* Extracted entries:
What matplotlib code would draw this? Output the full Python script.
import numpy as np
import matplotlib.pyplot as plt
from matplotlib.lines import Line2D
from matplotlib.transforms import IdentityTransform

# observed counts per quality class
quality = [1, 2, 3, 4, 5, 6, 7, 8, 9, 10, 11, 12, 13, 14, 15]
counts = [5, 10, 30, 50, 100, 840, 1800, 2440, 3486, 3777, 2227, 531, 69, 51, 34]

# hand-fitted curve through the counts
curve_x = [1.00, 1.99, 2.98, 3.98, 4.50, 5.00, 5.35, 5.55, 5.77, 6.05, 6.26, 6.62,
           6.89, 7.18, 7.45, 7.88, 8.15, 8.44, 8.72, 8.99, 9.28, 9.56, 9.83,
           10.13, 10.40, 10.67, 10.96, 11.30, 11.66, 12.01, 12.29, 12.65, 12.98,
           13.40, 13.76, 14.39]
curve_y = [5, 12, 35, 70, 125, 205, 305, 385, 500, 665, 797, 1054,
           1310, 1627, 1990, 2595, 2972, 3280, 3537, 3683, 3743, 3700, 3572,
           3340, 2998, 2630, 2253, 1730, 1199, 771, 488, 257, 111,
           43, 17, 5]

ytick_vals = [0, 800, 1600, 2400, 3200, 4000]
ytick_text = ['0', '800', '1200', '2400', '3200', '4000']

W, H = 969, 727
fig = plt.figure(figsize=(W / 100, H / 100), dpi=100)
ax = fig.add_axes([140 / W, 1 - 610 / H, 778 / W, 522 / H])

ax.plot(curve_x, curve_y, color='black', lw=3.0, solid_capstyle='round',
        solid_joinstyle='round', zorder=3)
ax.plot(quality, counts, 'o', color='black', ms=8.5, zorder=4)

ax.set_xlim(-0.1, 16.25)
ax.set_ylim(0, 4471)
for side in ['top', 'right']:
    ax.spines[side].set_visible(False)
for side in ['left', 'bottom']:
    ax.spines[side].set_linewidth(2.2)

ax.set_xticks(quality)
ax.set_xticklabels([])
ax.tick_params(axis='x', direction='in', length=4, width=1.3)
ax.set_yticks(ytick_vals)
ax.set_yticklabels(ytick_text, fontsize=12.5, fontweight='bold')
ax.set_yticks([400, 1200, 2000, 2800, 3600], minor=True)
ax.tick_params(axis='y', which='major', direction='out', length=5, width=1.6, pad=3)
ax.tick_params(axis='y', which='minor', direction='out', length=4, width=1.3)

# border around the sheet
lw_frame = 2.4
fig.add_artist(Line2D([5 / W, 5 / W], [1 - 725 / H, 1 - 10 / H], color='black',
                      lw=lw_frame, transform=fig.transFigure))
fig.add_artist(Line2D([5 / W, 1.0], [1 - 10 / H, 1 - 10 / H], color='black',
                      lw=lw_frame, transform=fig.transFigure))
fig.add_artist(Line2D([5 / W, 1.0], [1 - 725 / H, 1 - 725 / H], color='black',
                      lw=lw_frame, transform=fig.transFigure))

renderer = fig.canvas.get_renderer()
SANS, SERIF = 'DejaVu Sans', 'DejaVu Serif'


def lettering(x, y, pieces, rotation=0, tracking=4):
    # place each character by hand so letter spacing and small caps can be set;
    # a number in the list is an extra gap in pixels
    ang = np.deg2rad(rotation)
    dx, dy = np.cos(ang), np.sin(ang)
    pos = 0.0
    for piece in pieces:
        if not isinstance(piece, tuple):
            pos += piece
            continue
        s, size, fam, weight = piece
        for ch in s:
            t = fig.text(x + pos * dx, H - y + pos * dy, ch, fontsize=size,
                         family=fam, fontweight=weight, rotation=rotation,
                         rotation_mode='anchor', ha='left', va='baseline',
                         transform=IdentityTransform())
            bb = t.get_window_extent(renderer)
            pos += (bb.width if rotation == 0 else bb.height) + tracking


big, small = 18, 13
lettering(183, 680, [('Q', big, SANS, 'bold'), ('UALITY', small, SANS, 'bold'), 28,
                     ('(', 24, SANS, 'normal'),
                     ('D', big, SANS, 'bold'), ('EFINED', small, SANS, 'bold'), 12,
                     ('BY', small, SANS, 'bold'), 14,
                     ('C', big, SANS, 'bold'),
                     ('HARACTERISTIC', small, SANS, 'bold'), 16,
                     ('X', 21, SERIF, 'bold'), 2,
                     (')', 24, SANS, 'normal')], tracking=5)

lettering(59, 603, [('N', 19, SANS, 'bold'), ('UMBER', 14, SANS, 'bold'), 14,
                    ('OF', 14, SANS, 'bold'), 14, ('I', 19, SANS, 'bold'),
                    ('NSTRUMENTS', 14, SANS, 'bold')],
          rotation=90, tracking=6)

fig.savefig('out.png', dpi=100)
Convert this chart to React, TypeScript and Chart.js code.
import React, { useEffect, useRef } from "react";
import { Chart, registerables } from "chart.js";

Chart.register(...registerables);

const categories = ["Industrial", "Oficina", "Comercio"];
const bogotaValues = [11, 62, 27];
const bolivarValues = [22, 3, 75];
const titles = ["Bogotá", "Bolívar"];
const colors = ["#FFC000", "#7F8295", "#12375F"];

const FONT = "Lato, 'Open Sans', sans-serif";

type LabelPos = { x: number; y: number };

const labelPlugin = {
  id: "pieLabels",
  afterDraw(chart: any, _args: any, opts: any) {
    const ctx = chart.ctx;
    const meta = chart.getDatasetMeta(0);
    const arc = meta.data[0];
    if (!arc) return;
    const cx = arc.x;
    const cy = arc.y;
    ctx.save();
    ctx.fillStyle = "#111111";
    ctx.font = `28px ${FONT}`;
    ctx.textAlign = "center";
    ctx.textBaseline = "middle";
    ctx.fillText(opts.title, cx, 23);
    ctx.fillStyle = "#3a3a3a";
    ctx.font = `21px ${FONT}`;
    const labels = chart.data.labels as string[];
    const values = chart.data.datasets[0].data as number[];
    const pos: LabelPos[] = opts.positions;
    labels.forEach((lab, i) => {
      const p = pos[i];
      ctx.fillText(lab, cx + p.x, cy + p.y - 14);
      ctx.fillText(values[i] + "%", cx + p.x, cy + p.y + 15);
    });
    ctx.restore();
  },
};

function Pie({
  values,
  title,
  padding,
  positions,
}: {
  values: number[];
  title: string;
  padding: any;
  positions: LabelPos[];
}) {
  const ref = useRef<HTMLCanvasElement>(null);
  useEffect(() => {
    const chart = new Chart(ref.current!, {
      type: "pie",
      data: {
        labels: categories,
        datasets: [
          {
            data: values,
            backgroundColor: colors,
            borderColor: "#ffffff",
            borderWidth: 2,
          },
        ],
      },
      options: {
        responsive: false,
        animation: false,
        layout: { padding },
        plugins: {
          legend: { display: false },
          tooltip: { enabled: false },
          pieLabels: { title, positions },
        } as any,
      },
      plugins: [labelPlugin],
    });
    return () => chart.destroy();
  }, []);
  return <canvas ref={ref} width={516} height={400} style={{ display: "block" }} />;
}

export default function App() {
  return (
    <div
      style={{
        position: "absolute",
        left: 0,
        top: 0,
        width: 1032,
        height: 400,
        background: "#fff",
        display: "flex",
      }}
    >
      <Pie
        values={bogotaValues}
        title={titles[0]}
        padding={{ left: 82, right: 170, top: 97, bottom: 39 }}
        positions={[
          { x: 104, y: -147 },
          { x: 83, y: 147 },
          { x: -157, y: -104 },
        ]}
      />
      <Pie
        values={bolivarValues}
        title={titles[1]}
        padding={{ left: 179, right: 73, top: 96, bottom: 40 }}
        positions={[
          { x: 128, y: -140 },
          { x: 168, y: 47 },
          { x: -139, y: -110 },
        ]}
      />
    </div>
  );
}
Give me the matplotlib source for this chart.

* Written instruction:
Every entry in the listing must be retyped exactly.

* Task result:
What matplotlib code would draw this? Output the full Python script.
import numpy as np
import matplotlib.pyplot as plt
from matplotlib.lines import Line2D
from matplotlib.transforms import IdentityTransform

# observed counts per quality class
quality = [1, 2, 3, 4, 5, 6, 7, 8, 9, 10, 11, 12, 13, 14, 15]
counts = [5, 10, 30, 50, 100, 840, 1800, 2440, 3486, 3777, 2227, 531, 69, 51, 34]

# hand-fitted curve through the counts
curve_x = [1.00, 1.99, 2.98, 3.98, 4.50, 5.00, 5.35, 5.55, 5.77, 6.05, 6.26, 6.62,
           6.89, 7.18, 7.45, 7.88, 8.15, 8.44, 8.72, 8.99, 9.28, 9.56, 9.83,
           10.13, 10.40, 10.67, 10.96, 11.30, 11.66, 12.01, 12.29, 12.65, 12.98,
           13.40, 13.76, 14.39]
curve_y = [5, 12, 35, 70, 125, 205, 305, 385, 500, 665, 797, 1054,
           1310, 1627, 1990, 2595, 2972, 3280, 3537, 3683, 3743, 3700, 3572,
           3340, 2998, 2630, 2253, 1730, 1199, 771, 488, 257, 111,
           43, 17, 5]

ytick_vals = [0, 800, 1600, 2400, 3200, 4000]
ytick_text = ['0', '800', '1200', '2400', '3200', '4000']

W, H = 969, 727
fig = plt.figure(figsize=(W / 100, H / 100), dpi=100)
ax = fig.add_axes([140 / W, 1 - 610 / H, 778 / W, 522 / H])

ax.plot(curve_x, curve_y, color='black', lw=3.0, solid_capstyle='round',
        solid_joinstyle='round', zorder=3)
ax.plot(quality, counts, 'o', color='black', ms=8.5, zorder=4)

ax.set_xlim(-0.1, 16.25)
ax.set_ylim(0, 4471)
for side in ['top', 'right']:
    ax.spines[side].set_visible(False)
for side in ['left', 'bottom']:
    ax.spines[side].set_linewidth(2.2)

ax.set_xticks(quality)
ax.set_xticklabels([])
ax.tick_params(axis='x', direction='in', length=4, width=1.3)
ax.set_yticks(ytick_vals)
ax.set_yticklabels(ytick_text, fontsize=12.5, fontweight='bold')
ax.set_yticks([400, 1200, 2000, 2800, 3600], minor=True)
ax.tick_params(axis='y', which='major', direction='out', length=5, width=1.6, pad=3)
ax.tick_params(axis='y', which='minor', direction='out', length=4, width=1.3)

# border around the sheet
lw_frame = 2.4
fig.add_artist(Line2D([5 / W, 5 / W], [1 - 725 / H, 1 - 10 / H], color='black',
                      lw=lw_frame, transform=fig.transFigure))
fig.add_artist(Line2D([5 / W, 1.0], [1 - 10 / H, 1 - 10 / H], color='black',
                      lw=lw_frame, transform=fig.transFigure))
fig.add_artist(Line2D([5 / W, 1.0], [1 - 725 / H, 1 - 725 / H], color='black',
                      lw=lw_frame, transform=fig.transFigure))

renderer = fig.canvas.get_renderer()
SANS, SERIF = 'DejaVu Sans', 'DejaVu Serif'


def lettering(x, y, pieces, rotation=0, tracking=4):
    # place each character by hand so letter spacing and small caps can be set;
    # a number in the list is an extra gap in pixels
    ang = np.deg2rad(rotation)
    dx, dy = np.cos(ang), np.sin(ang)
    pos = 0.0
    for piece in pieces:
        if not isinstance(piece, tuple):
            pos += piece
            continue
        s, size, fam, weight = piece
        for ch in s:
            t = fig.text(x + pos * dx, H - y + pos * dy, ch, fontsize=size,
                         family=fam, fontweight=weight, rotation=rotation,
                         rotation_mode='anchor', ha='left', va='baseline',
                         transform=IdentityTransform())
            bb = t.get_window_extent(renderer)
            pos += (bb.width if rotation == 0 else bb.height) + tracking


big, small = 18, 13
lettering(183, 680, [('Q', big, SANS, 'bold'), ('UALITY', small, SANS, 'bold'), 28,
                     ('(', 24, SANS, 'normal'),
                     ('D', big, SANS, 'bold'), ('EFINED', small, SANS, 'bold'), 12,
                     ('BY', small, SANS, 'bold'), 14,
                     ('C', big, SANS, 'bold'),
                     ('HARACTERISTIC', small, SANS, 'bold'), 16,
                     ('X', 21, SERIF, 'bold'), 2,
                     (')', 24, SANS, 'normal')], tracking=5)

lettering(59, 603, [('N', 19, SANS, 'bold'), ('UMBER', 14, SANS, 'bold'), 14,
                    ('OF', 14, SANS, 'bold'), 14, ('I', 19, SANS, 'bold'),
                    ('NSTRUMENTS', 14, SANS, 'bold')],
          rotation=90, tracking=6)

fig.savefig('out.png', dpi=100)
Convert this chart to React, TypeScript and Chart.js code.
import React, { useEffect, useRef } from "react";
import { Chart, registerables } from "chart.js";

Chart.register(...registerables);

const categories = ["Industrial", "Oficina", "Comercio"];
const bogotaValues = [11, 62, 27];
const bolivarValues = [22, 3, 75];
const titles = ["Bogotá", "Bolívar"];
const colors = ["#FFC000", "#7F8295", "#12375F"];

const FONT = "Lato, 'Open Sans', sans-serif";

type LabelPos = { x: number; y: number };

const labelPlugin = {
  id: "pieLabels",
  afterDraw(chart: any, _args: any, opts: any) {
    const ctx = chart.ctx;
    const meta = chart.getDatasetMeta(0);
    const arc = meta.data[0];
    if (!arc) return;
    const cx = arc.x;
    const cy = arc.y;
    ctx.save();
    ctx.fillStyle = "#111111";
    ctx.font = `28px ${FONT}`;
    ctx.textAlign = "center";
    ctx.textBaseline = "middle";
    ctx.fillText(opts.title, cx, 23);
    ctx.fillStyle = "#3a3a3a";
    ctx.font = `21px ${FONT}`;
    const labels = chart.data.labels as string[];
    const values = chart.data.datasets[0].data as number[];
    const pos: LabelPos[] = opts.positions;
    labels.forEach((lab, i) => {
      const p = pos[i];
      ctx.fillText(lab, cx + p.x, cy + p.y - 14);
      ctx.fillText(values[i] + "%", cx + p.x, cy + p.y + 15);
    });
    ctx.restore();
  },
};

function Pie({
  values,
  title,
  padding,
  positions,
}: {
  values: number[];
  title: string;
  padding: any;
  positions: LabelPos[];
}) {
  const ref = useRef<HTMLCanvasElement>(null);
  useEffect(() => {
    const chart = new Chart(ref.current!, {
      type: "pie",
      data: {
        labels: categories,
        datasets: [
          {
            data: values,
            backgroundColor: colors,
            borderColor: "#ffffff",
            borderWidth: 2,
          },
        ],
      },
      options: {
        responsive: false,
        animation: false,
        layout: { padding },
        plugins: {
          legend: { display: false },
          tooltip: { enabled: false },
          pieLabels: { title, positions },
        } as any,
      },
      plugins: [labelPlugin],
    });
    return () => chart.destroy();
  }, []);
  return <canvas ref={ref} width={516} height={400} style={{ display: "block" }} />;
}

export default function App() {
  return (
    <div
      style={{
        position: "absolute",
        left: 0,
        top: 0,
        width: 1032,
        height: 400,
        background: "#fff",
        display: "flex",
      }}
    >
      <Pie
        values={bogotaValues}
        title={titles[0]}
        padding={{ left: 82, right: 170, top: 97, bottom: 39 }}
        positions={[
          { x: 104, y: -147 },
          { x: 83, y: 147 },
          { x: -157, y: -104 },
        ]}
      />
      <Pie
        values={bolivarValues}
        title={titles[1]}
        padding={{ left: 179, right: 73, top: 96, bottom: 40 }}
        positions={[
          { x: 128, y: -140 },
          { x: 168, y: 47 },
          { x: -139, y: -110 },
        ]}
      />
    </div>
  );
}
Give me the matplotlib source for this chart.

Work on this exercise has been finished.